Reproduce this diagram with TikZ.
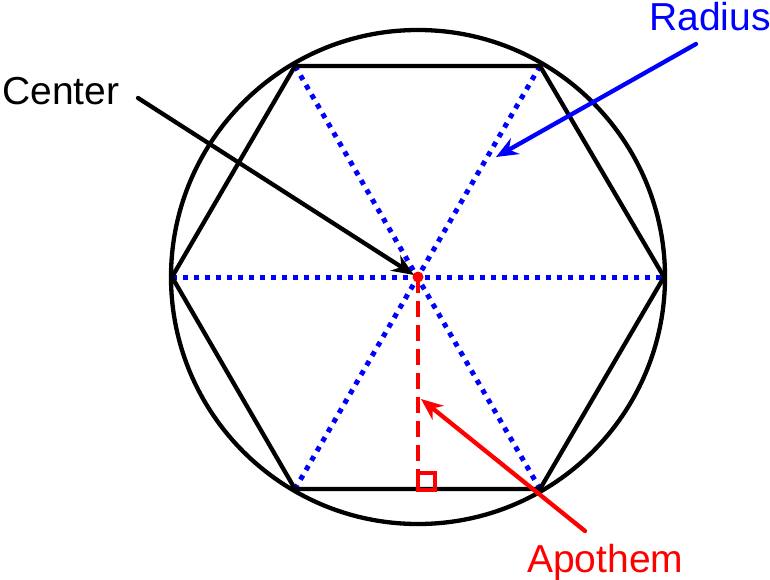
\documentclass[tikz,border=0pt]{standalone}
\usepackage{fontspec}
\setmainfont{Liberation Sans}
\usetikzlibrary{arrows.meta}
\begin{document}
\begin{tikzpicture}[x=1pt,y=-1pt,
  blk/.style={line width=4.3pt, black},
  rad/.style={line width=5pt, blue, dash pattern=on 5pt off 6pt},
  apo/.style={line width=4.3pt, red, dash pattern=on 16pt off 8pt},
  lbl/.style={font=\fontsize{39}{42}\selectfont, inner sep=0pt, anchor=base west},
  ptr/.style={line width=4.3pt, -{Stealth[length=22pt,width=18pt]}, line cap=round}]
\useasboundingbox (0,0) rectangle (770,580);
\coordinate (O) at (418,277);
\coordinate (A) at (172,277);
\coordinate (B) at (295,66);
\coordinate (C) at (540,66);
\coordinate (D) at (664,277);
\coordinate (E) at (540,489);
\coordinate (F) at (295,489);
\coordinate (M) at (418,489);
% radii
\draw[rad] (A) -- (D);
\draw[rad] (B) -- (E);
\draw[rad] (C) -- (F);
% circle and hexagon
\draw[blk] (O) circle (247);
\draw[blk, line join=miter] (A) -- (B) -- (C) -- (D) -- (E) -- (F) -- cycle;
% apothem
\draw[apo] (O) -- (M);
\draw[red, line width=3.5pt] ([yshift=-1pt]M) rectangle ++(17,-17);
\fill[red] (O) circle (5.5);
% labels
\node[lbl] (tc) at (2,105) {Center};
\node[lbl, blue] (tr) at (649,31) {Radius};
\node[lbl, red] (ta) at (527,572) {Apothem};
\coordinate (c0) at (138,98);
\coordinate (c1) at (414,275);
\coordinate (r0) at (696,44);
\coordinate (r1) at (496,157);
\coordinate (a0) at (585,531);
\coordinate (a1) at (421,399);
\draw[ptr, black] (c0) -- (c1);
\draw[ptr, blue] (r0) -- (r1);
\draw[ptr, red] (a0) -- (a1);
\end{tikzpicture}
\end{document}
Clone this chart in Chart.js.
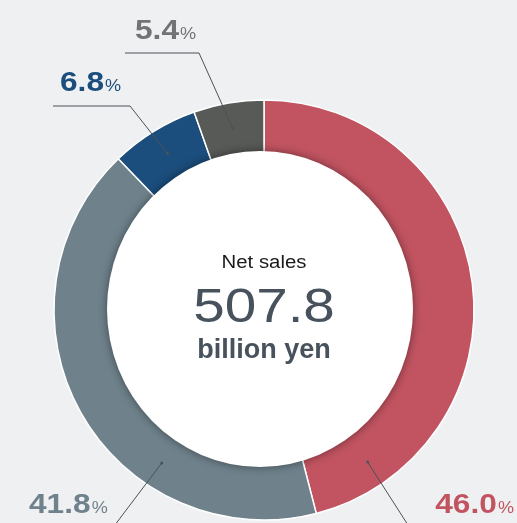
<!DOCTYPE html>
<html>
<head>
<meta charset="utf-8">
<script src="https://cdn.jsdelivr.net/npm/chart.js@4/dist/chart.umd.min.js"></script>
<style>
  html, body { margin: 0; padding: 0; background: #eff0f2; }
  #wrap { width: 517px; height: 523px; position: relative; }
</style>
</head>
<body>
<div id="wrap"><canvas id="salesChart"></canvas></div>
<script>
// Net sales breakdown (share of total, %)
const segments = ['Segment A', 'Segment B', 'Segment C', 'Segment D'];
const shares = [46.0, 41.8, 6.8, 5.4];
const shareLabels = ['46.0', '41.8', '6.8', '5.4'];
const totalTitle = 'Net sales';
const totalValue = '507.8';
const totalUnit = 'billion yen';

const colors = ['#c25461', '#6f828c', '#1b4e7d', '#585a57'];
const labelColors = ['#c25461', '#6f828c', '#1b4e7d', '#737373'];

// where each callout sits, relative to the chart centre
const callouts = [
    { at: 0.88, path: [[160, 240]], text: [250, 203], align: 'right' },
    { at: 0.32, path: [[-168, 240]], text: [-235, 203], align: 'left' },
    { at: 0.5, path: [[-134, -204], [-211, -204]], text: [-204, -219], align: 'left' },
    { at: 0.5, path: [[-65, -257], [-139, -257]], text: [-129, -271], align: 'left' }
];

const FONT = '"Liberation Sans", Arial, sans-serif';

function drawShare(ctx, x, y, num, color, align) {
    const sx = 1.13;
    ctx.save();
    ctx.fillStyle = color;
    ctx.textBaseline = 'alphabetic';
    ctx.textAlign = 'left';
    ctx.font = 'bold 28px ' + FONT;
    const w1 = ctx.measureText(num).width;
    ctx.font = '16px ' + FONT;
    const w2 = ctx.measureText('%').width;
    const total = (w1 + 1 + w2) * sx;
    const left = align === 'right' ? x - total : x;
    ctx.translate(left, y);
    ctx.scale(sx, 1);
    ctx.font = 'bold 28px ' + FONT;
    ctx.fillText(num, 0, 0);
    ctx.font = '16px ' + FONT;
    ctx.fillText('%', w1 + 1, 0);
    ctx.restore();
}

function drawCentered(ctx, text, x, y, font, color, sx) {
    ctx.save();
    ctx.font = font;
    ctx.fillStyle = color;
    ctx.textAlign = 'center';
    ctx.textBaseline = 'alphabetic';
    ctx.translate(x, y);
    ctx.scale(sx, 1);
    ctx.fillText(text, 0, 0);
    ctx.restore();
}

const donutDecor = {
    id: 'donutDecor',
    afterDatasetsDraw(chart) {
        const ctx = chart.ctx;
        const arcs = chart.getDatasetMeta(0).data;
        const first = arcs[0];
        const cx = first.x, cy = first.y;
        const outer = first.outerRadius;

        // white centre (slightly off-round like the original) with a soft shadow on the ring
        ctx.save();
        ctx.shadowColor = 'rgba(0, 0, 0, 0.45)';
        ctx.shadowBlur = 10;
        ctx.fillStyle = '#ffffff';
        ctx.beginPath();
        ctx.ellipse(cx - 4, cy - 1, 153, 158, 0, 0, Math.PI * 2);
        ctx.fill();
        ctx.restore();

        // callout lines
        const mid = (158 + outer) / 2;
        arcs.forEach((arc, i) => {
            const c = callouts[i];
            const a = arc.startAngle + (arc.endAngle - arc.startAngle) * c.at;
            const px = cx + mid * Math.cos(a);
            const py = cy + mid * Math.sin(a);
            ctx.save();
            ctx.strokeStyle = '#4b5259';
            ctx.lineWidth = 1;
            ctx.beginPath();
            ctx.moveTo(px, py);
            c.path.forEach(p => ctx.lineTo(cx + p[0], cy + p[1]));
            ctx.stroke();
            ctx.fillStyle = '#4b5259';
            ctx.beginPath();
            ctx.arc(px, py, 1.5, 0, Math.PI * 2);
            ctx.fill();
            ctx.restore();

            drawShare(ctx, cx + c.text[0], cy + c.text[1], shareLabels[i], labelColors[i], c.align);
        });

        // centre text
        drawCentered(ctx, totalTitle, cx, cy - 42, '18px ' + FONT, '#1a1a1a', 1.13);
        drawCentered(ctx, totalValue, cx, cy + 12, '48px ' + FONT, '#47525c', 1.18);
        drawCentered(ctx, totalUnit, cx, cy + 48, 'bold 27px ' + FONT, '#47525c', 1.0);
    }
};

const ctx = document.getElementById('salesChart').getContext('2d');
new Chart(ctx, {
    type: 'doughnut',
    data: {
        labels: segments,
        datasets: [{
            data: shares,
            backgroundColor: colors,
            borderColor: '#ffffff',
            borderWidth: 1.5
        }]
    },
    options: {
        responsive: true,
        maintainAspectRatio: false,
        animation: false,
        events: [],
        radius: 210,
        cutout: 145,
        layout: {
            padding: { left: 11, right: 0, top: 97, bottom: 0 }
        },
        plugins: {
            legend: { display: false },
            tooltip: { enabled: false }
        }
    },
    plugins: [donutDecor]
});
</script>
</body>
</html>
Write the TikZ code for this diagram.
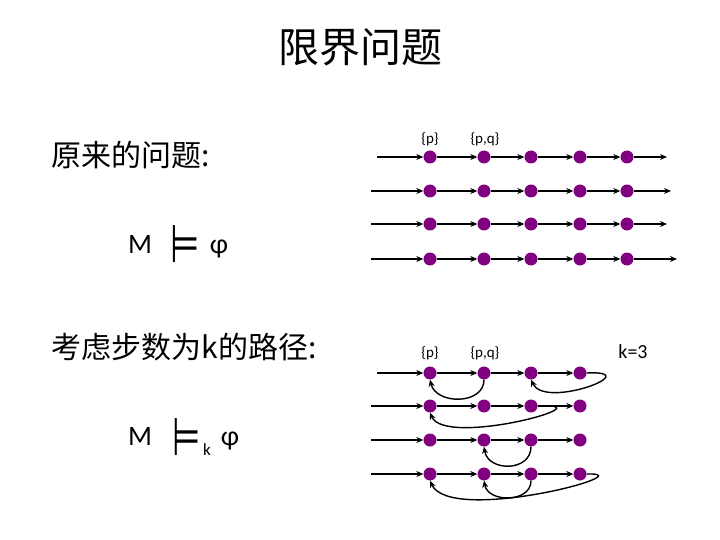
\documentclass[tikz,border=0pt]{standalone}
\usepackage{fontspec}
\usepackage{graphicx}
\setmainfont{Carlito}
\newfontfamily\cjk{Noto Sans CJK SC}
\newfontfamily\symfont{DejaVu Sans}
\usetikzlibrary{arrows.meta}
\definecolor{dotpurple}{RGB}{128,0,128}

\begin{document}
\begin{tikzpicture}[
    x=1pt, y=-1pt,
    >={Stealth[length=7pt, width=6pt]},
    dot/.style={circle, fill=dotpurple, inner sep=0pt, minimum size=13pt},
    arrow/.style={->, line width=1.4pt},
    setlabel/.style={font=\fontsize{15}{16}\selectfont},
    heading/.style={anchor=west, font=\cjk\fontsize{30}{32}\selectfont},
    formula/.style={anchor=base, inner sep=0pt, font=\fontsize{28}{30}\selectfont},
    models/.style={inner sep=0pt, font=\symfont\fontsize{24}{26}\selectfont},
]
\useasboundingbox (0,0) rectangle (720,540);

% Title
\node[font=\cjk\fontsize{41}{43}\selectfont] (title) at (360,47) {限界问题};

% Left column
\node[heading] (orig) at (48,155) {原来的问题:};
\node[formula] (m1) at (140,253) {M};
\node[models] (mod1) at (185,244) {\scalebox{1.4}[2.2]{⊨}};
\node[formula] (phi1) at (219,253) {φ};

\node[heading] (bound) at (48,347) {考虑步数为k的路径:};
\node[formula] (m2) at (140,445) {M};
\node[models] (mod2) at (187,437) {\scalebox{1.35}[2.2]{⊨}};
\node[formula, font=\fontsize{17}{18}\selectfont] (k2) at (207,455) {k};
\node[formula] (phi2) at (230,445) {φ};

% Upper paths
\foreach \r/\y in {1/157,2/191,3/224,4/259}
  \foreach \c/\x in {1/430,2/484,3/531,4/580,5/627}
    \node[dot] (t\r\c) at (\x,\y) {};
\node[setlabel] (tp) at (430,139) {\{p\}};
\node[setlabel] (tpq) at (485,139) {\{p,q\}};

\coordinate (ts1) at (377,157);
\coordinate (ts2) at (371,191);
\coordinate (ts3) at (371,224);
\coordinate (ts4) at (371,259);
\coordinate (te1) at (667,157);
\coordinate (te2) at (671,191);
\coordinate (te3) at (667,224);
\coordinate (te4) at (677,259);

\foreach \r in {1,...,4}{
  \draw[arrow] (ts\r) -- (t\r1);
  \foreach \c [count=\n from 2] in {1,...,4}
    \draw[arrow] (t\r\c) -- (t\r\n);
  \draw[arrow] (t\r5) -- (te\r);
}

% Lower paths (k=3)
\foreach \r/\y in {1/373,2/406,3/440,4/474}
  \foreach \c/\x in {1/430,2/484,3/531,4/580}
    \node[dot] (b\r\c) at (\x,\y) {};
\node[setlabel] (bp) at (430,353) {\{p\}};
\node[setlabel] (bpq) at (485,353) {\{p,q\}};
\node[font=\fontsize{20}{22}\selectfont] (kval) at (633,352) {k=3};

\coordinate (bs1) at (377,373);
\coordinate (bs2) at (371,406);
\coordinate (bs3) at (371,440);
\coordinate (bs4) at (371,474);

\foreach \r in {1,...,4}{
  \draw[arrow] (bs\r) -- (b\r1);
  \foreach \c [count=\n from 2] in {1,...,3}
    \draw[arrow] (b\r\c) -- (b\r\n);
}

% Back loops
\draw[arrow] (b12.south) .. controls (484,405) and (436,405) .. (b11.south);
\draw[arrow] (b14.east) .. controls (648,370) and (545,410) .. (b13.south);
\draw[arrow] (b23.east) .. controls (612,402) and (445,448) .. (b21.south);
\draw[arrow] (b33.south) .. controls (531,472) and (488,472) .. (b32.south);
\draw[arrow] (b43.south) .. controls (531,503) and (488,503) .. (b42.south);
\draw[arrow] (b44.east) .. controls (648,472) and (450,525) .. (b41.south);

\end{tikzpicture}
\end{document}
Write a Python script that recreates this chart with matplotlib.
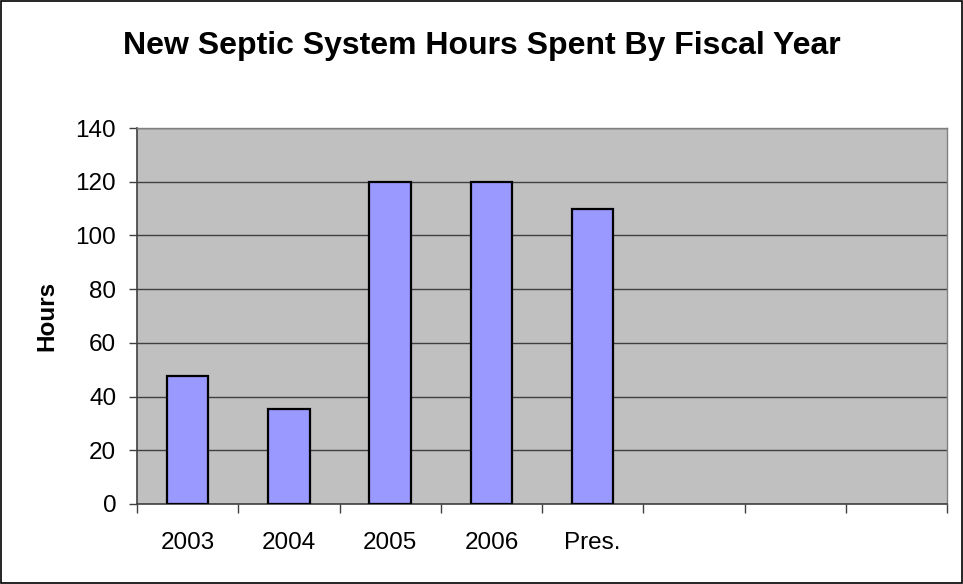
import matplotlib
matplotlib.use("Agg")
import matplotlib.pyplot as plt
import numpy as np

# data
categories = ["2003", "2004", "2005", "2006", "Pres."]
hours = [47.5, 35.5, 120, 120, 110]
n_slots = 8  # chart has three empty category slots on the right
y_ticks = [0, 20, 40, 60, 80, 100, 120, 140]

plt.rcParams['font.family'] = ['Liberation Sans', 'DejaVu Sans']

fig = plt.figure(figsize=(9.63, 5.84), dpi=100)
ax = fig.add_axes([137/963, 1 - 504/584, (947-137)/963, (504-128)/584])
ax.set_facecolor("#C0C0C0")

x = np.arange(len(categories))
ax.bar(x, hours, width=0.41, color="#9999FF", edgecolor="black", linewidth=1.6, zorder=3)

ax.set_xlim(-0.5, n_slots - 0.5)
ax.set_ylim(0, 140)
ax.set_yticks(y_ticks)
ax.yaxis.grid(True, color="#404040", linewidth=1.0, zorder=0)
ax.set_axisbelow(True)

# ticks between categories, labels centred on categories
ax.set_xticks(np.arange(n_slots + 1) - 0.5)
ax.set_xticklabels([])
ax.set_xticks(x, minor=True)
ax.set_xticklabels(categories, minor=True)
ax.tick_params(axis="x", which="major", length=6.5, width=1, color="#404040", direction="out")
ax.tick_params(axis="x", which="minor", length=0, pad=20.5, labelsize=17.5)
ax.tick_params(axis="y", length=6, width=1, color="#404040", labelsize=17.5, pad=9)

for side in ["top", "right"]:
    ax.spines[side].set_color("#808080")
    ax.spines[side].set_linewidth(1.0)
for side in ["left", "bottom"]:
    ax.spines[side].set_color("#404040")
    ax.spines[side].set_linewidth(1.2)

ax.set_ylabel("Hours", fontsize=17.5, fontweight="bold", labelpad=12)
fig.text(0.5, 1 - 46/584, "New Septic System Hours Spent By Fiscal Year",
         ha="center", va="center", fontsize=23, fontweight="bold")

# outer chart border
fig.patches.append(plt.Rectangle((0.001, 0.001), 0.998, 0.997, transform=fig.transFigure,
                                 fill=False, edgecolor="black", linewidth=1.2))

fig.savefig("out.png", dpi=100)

WHAT IS BEING ASKED:
State the number of lines in the data that include the string "this", and add nothing else.

EXPECTED ANSWER:
4